| "Silence, please!" the wild-eyed,
bearded man exclaims. "Prestidigitators such as myself require absolute
silence." A hush falls over the darkened room, leaving only the faint,
tinny plink of harpsichord music in the background. The man holds up a
small bundle wrapped in a red silk and unwinds it, revealing a deck of
tarot cards. He hands the deck to the solemn-faced woman opposite him and
commands her, in low, thrilling tones, to shuffle the cards. Two candles
burning on the table sputter as he speaks. When she finishes, he takes
the cards from her, deals them onto the table, and begins to read her future.
You might think this is a tableau from a Victorian novel or an old Vincent
Price movie. It's not. The scene occurs regularly in the most mundane
of places, a small apartment located in Queens, New York City. The "prestidigitator" is
Christopher Czajka, theater educator, PBS employee, and part time mystic.
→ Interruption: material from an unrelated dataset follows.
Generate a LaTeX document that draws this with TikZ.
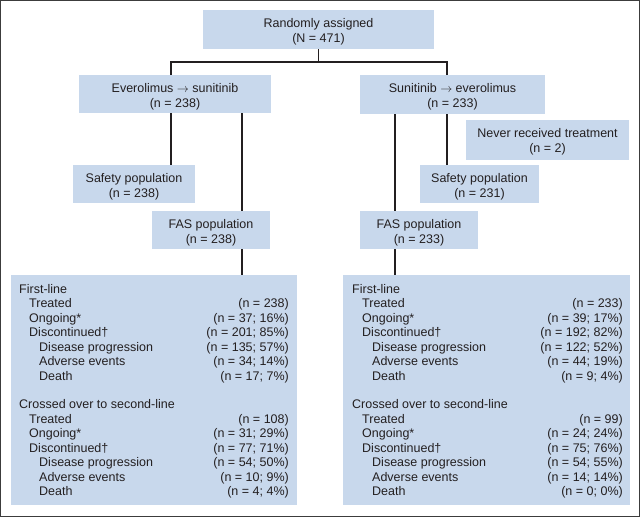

For Chris, psychic performance has become a "perennial parlor trick." "Once
word gets out that you can read tarot cards, everyone wants you to do
it," he says, sighing dramatically. The cards come out nearly every
time he gathers with friends, and lately he's begun telling fortunes
at charity galas and fairs.
Chris' interest in the paranormal first stirred around age 11. A native
of Rochester, New York, he was fascinated by a newspaper article about
the Fox sisters, a pair of local siblings who launched the nineteenth-century
craze for spiritualism. A search at the local library turned up only
one book that featured the Fox sisters. It also included a chapter on
the tarot. Chris devoured the book.
"Somehow, I had developed the notion that tarot cards were something
... dirty. Very adult. Nice people didn't have them." He put them
out of his mind. That following summer, while vacationing in Toronto,
he was stunned to discover tarot cards for sale in a perfectly normal
store. "Imagine that!" he exclaims. "I bought them right
away."
Chris also purchased a handbook to teach himself how to read the cards,
and a silk cloth to wrap them in. "The book said I needed a cloth,
so I found one." He still uses the same deck, cloth and book today.